Almost on the stroke of twelve the air-raid siren sounded. We were having a New Year’s Eve dinner at the embassy and the sound of the signal made everyone homesick. We fell silent around the table and looked at one another, remembering Manila before the war where the sirens of the government ice-plant and the ships in port had always joyously called in the new year with one great and happy shout. The past teased us with a lawyer’s question: where were you on the eve of the 1st January 1941? I found I could not answer, it seemed so many lifetimes ago and there was nothing to link us with it except this thread of sound, a sound that we remembered as strangely eager and exultant and which how had turned shrill and lonely with tortured apprehensions.

Outside the skies were empty but there was a tiny blaze in the distance and the fire-engines were already out hooting to work. All around us the darkened city seemed to wait breathlessly; only that small bold flare challenged the uneasy night like the first campfire of a conquering army, glimpsed over the horizon.
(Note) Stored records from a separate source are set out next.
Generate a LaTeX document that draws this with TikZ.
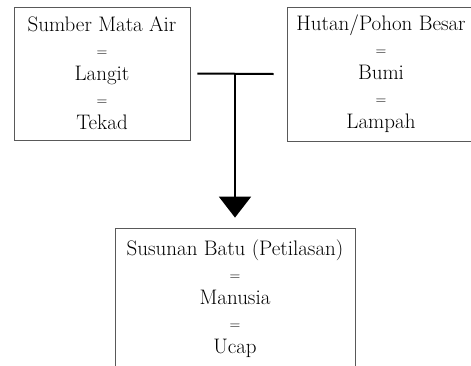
\documentclass[tikz,border=0pt]{standalone}
\usetikzlibrary{arrows.meta,positioning}

\tikzset{
	ideabox/.style={draw=black!65, line width=0.8pt, align=center, minimum width=176pt, minimum height=133pt, inner sep=0pt, font=\fontsize{21}{24.5}\selectfont},
	link/.style={line width=2pt},
}
\newcommand{\eqsign}{{\fontsize{15}{24.5}\selectfont =}}

\begin{document}
\begin{tikzpicture}[x=1pt,y=-1pt]
	\useasboundingbox (0,0) rectangle (471,365);

	\node[ideabox] (air) at (102,73.5) {Sumber Mata Air\\\eqsign\\Langit\\\eqsign\\Tekad};
	\node[ideabox, minimum width=188pt, minimum height=134pt] (hutan) at (381,74) {Hutan/Pohon Besar\\\eqsign\\Bumi\\\eqsign\\Lampah};
	\node[ideabox, minimum width=240pt, minimum height=142pt] (batu) at (235,299) {Susunan Batu (Petilasan)\\\eqsign\\Manusia\\\eqsign\\Ucap};

	\coordinate[right=7pt of air.east] (barL);
	\coordinate[left=13pt of hutan.west] (barR);
	\coordinate (mid) at (235,74);
	\draw[link] (barL) -- (barR);
	\draw[link, -{Triangle[length=21pt,width=32pt]}, shorten >=10pt] (mid) -- (batu.north);

%	\node at (235,20) {};
\end{tikzpicture}
\end{document}
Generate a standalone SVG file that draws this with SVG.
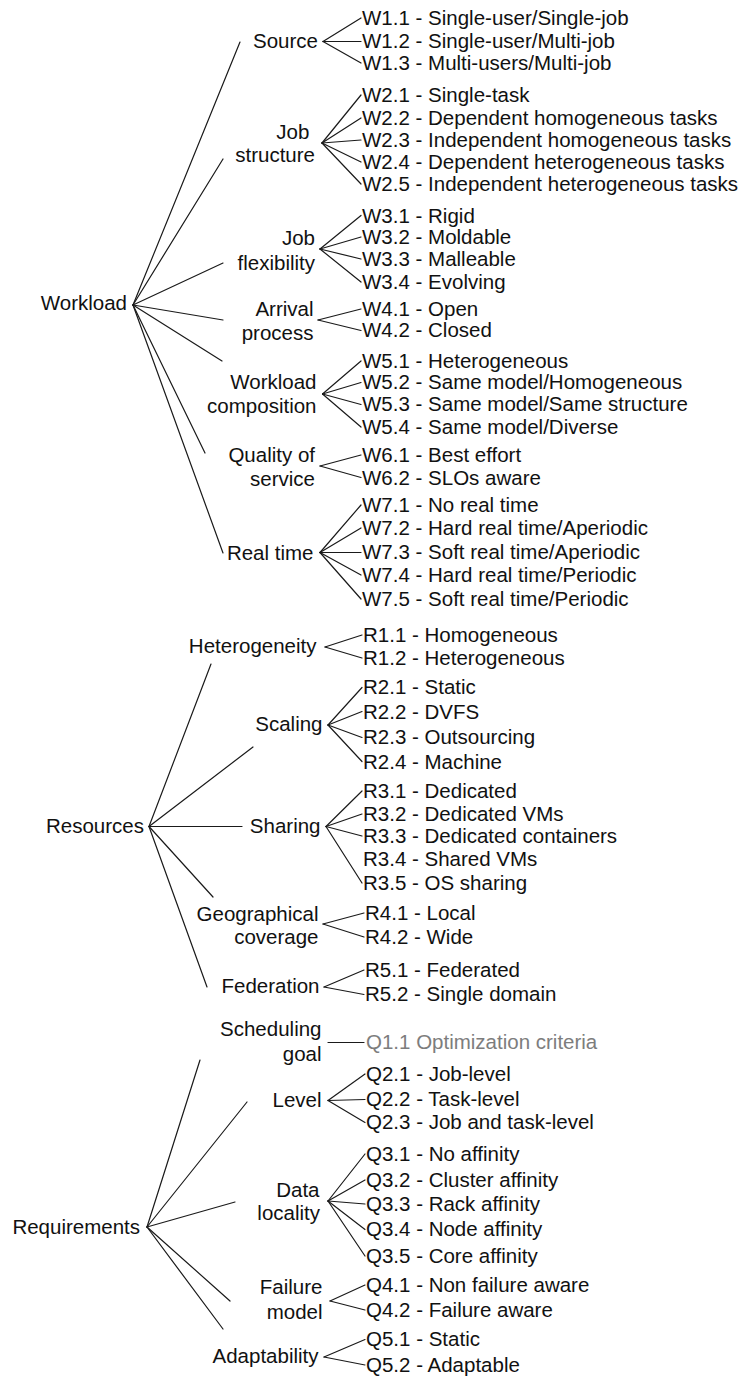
<svg xmlns="http://www.w3.org/2000/svg" width="746" height="1376" viewBox="0 0 746 1376">
<style>
text{font-family:"Liberation Sans",Arial,Helvetica,sans-serif;font-size:20.5px;fill:#111}
.e{text-anchor:end}
.gray{fill:#7d7d7d}
#connectors line{stroke:#1a1a1a;stroke-width:1.2;fill:none;stroke-linecap:round}
</style>
<rect width="746" height="1376" fill="#fff"/>
<g id="connectors">
<!-- Workload -->
<line x1="133" y1="305" x2="240" y2="42"/>
<line x1="133" y1="305" x2="223" y2="159"/>
<line x1="133" y1="305" x2="223" y2="263"/>
<line x1="133" y1="305" x2="223" y2="320"/>
<line x1="133" y1="305" x2="222" y2="361"/>
<line x1="133" y1="305" x2="205" y2="453"/>
<line x1="133" y1="305" x2="223" y2="553"/>
<!-- Source -->
<line x1="323" y1="41.5" x2="361" y2="18"/>
<line x1="323" y1="41.5" x2="361" y2="41.5"/>
<line x1="323" y1="41.5" x2="361" y2="63"/>
<!-- Job structure -->
<line x1="322" y1="143" x2="361" y2="95"/>
<line x1="322" y1="143" x2="361" y2="118"/>
<line x1="322" y1="143" x2="361" y2="140"/>
<line x1="322" y1="143" x2="361" y2="162"/>
<line x1="322" y1="143" x2="361" y2="184"/>
<!-- Job flexibility -->
<line x1="320" y1="249" x2="361" y2="215.5"/>
<line x1="320" y1="249" x2="361" y2="237"/>
<line x1="320" y1="249" x2="361" y2="259"/>
<line x1="320" y1="249" x2="361" y2="282"/>
<!-- Arrival process -->
<line x1="318" y1="320" x2="361" y2="309"/>
<line x1="318" y1="320" x2="361" y2="330.5"/>
<!-- Workload composition -->
<line x1="322.5" y1="394" x2="361" y2="361"/>
<line x1="322.5" y1="394" x2="361" y2="382.5"/>
<line x1="322.5" y1="394" x2="361" y2="404.5"/>
<line x1="322.5" y1="394" x2="361" y2="427"/>
<!-- Quality of service -->
<line x1="320" y1="466" x2="361" y2="455"/>
<line x1="320" y1="466" x2="361" y2="477.5"/>
<!-- Real time -->
<line x1="320" y1="552.5" x2="361" y2="505"/>
<line x1="320" y1="552.5" x2="361" y2="528"/>
<line x1="320" y1="552.5" x2="361" y2="552.5"/>
<line x1="320" y1="552.5" x2="361" y2="575"/>
<line x1="320" y1="552.5" x2="361" y2="599"/>
<!-- Resources -->
<line x1="149" y1="826.5" x2="211" y2="664"/>
<line x1="149" y1="826.5" x2="253" y2="747"/>
<line x1="149" y1="826.5" x2="242" y2="826.5"/>
<line x1="149" y1="826.5" x2="213" y2="897"/>
<line x1="149" y1="826.5" x2="207" y2="987"/>
<!-- Heterogeneity -->
<line x1="325" y1="647" x2="362" y2="635"/>
<line x1="325" y1="647" x2="362" y2="658"/>
<!-- Scaling -->
<line x1="328" y1="725" x2="362" y2="687.5"/>
<line x1="328" y1="725" x2="362" y2="711.5"/>
<line x1="328" y1="725" x2="362" y2="737.5"/>
<line x1="328" y1="725" x2="362" y2="761.5"/>
<!-- Sharing -->
<line x1="326" y1="826.5" x2="362" y2="791"/>
<line x1="326" y1="826.5" x2="362" y2="814"/>
<line x1="326" y1="826.5" x2="362" y2="836"/>
<line x1="326" y1="826.5" x2="362" y2="883"/>
<!-- Geographical coverage -->
<line x1="323" y1="924" x2="364" y2="913"/>
<line x1="323" y1="924" x2="364" y2="937"/>
<!-- Federation -->
<line x1="324" y1="987" x2="364" y2="970"/>
<line x1="324" y1="987" x2="364" y2="994.5"/>
<!-- Requirements -->
<line x1="147" y1="1227" x2="200" y2="1060"/>
<line x1="147" y1="1227" x2="247" y2="1102"/>
<line x1="147" y1="1227" x2="235" y2="1202"/>
<line x1="147" y1="1227" x2="230" y2="1301"/>
<line x1="147" y1="1227" x2="223" y2="1329"/>
<!-- Scheduling goal -->
<line x1="328" y1="1042.5" x2="364" y2="1042.5"/>
<!-- Level -->
<line x1="328" y1="1100.5" x2="365" y2="1074"/>
<line x1="328" y1="1100.5" x2="365" y2="1099.5"/>
<line x1="328" y1="1100.5" x2="365" y2="1122.5"/>
<!-- Data locality -->
<line x1="328" y1="1201" x2="365" y2="1154"/>
<line x1="328" y1="1201" x2="365" y2="1180"/>
<line x1="328" y1="1201" x2="365" y2="1204"/>
<line x1="328" y1="1201" x2="365" y2="1229.5"/>
<line x1="328" y1="1201" x2="365" y2="1256"/>
<!-- Failure model -->
<line x1="330" y1="1301" x2="365" y2="1285"/>
<line x1="330" y1="1301" x2="365" y2="1310"/>
<!-- Adaptability -->
<line x1="324" y1="1357" x2="365" y2="1339.5"/>
<line x1="324" y1="1357" x2="365" y2="1365"/>
</g>

<!-- Root nodes -->
<g id="workload"><text class="e" x="127" y="310">Workload</text></g>
<g id="resources"><text class="e" x="144" y="833">Resources</text></g>
<g id="requirements"><text class="e" x="140" y="1234">Requirements</text></g>

<!-- Workload categories -->
<g id="source"><text class="e" x="318" y="48">Source</text></g>
<g id="job-structure"><text class="e" x="315" y="139" xml:space="preserve">Job </text><text class="e" x="315" y="162">structure</text></g>
<g id="job-flexibility"><text class="e" x="315" y="245">Job</text><text class="e" x="315" y="270">flexibility</text></g>
<g id="arrival-process"><text class="e" x="313.5" y="316">Arrival</text><text class="e" x="313.5" y="340">process</text></g>
<g id="workload-composition"><text class="e" x="316.5" y="389">Workload</text><text class="e" x="316.5" y="413">composition</text></g>
<g id="quality-of-service"><text class="e" x="315" y="462">Quality of</text><text class="e" x="315" y="486">service</text></g>
<g id="real-time"><text class="e" x="313.5" y="560">Real time</text></g>

<!-- Resources categories -->
<g id="heterogeneity"><text class="e" x="316.5" y="653">Heterogeneity</text></g>
<g id="scaling"><text class="e" x="322.5" y="731">Scaling</text></g>
<g id="sharing"><text class="e" x="320.5" y="833">Sharing</text></g>
<g id="geographical-coverage"><text class="e" x="318.5" y="921">Geographical</text><text class="e" x="318.5" y="944">coverage</text></g>
<g id="federation"><text class="e" x="319.5" y="993">Federation</text></g>

<!-- Requirements categories -->
<g id="scheduling-goal"><text class="e" x="321.5" y="1036">Scheduling</text><text class="e" x="321.5" y="1061">goal</text></g>
<g id="level"><text class="e" x="321.5" y="1107">Level</text></g>
<g id="data-locality"><text class="e" x="319.5" y="1197">Data</text><text class="e" x="320" y="1220">locality</text></g>
<g id="failure-model"><text class="e" x="322.5" y="1294">Failure</text><text class="e" x="322.5" y="1319">model</text></g>
<g id="adaptability"><text class="e" x="318.5" y="1363">Adaptability</text></g>

<!-- Leaves: Workload -->
<g id="w1-1"><text x="362" y="25">W1.1 - Single-user/Single-job</text></g>
<g id="w1-2"><text x="362" y="48">W1.2 - Single-user/Multi-job</text></g>
<g id="w1-3"><text x="362" y="70">W1.3 - Multi-users/Multi-job</text></g>
<g id="w2-1"><text x="362" y="102">W2.1 - Single-task</text></g>
<g id="w2-2"><text x="362" y="125">W2.2 - Dependent homogeneous tasks</text></g>
<g id="w2-3"><text x="362" y="147">W2.3 - Independent homogeneous tasks</text></g>
<g id="w2-4"><text x="362" y="169">W2.4 - Dependent heterogeneous tasks</text></g>
<g id="w2-5"><text x="362" y="191">W2.5 - Independent heterogeneous tasks</text></g>
<g id="w3-1"><text x="362" y="223">W3.1 - Rigid</text></g>
<g id="w3-2"><text x="362" y="244">W3.2 - Moldable</text></g>
<g id="w3-3"><text x="362" y="266">W3.3 - Malleable</text></g>
<g id="w3-4"><text x="362" y="289">W3.4 - Evolving</text></g>
<g id="w4-1"><text x="362" y="316">W4.1 - Open</text></g>
<g id="w4-2"><text x="362" y="337">W4.2 - Closed</text></g>
<g id="w5-1"><text x="362" y="368">W5.1 - Heterogeneous</text></g>
<g id="w5-2"><text x="362" y="389">W5.2 - Same model/Homogeneous</text></g>
<g id="w5-3"><text x="362" y="411">W5.3 - Same model/Same structure</text></g>
<g id="w5-4"><text x="362" y="434">W5.4 - Same model/Diverse</text></g>
<g id="w6-1"><text x="362" y="462">W6.1 - Best effort</text></g>
<g id="w6-2"><text x="362" y="485">W6.2 - SLOs aware</text></g>
<g id="w7-1"><text x="362" y="512">W7.1 - No real time</text></g>
<g id="w7-2"><text x="362" y="535">W7.2 - Hard real time/Aperiodic</text></g>
<g id="w7-3"><text x="362" y="559">W7.3 - Soft real time/Aperiodic</text></g>
<g id="w7-4"><text x="362" y="582">W7.4 - Hard real time/Periodic</text></g>
<g id="w7-5"><text x="362" y="606">W7.5 - Soft real time/Periodic</text></g>

<!-- Leaves: Resources -->
<g id="r1-1"><text x="363" y="642">R1.1 - Homogeneous</text></g>
<g id="r1-2"><text x="363" y="665">R1.2 - Heterogeneous</text></g>
<g id="r2-1"><text x="363" y="694">R2.1 - Static</text></g>
<g id="r2-2"><text x="363" y="719">R2.2 - DVFS</text></g>
<g id="r2-3"><text x="363" y="744">R2.3 - Outsourcing</text></g>
<g id="r2-4"><text x="363" y="769">R2.4 - Machine</text></g>
<g id="r3-1"><text x="363" y="798">R3.1 - Dedicated</text></g>
<g id="r3-2"><text x="363" y="821">R3.2 - Dedicated VMs</text></g>
<g id="r3-3"><text x="363" y="843">R3.3 - Dedicated containers</text></g>
<g id="r3-4"><text x="363" y="866">R3.4 - Shared VMs</text></g>
<g id="r3-5"><text x="363" y="890">R3.5 - OS sharing</text></g>
<g id="r4-1"><text x="365" y="920">R4.1 - Local</text></g>
<g id="r4-2"><text x="365" y="944">R4.2 - Wide</text></g>
<g id="r5-1"><text x="365" y="977">R5.1 - Federated</text></g>
<g id="r5-2"><text x="365" y="1001">R5.2 - Single domain</text></g>

<!-- Leaves: Requirements -->
<g id="q1-1"><text class="gray" x="366" y="1049">Q1.1 Optimization criteria</text></g>
<g id="q2-1"><text x="366" y="1081">Q2.1 - Job-level</text></g>
<g id="q2-2"><text x="366" y="1106">Q2.2 - Task-level</text></g>
<g id="q2-3"><text x="366" y="1129">Q2.3 - Job and task-level</text></g>
<g id="q3-1"><text x="366" y="1161">Q3.1 - No affinity</text></g>
<g id="q3-2"><text x="366" y="1187">Q3.2 - Cluster affinity</text></g>
<g id="q3-3"><text x="366" y="1211">Q3.3 - Rack affinity</text></g>
<g id="q3-4"><text x="366" y="1236">Q3.4 - Node affinity</text></g>
<g id="q3-5"><text x="366" y="1263">Q3.5 - Core affinity</text></g>
<g id="q4-1"><text x="366" y="1292">Q4.1 - Non failure aware</text></g>
<g id="q4-2"><text x="366" y="1317">Q4.2 - Failure aware</text></g>
<g id="q5-1"><text x="366" y="1346">Q5.1 - Static</text></g>
<g id="q5-2"><text x="366" y="1372">Q5.2 - Adaptable</text></g>
</svg>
A few minutes later one of our interpreters came rushing in. He had feared that it was the embassy on fire and, laughing at his fears, we shook off our own depression. He had with him airplane tickets to Manila which he had bought the afternoon before for Eddie Vargas. We were congratulating Eddie when the neighborhood association patrol went howling outside the compound. It seemed there was a light showing. After a futile search all over the building it turned out to be in the chauffeur’s quarters, which was rather disconcerting because the chauffeur is the head of the association.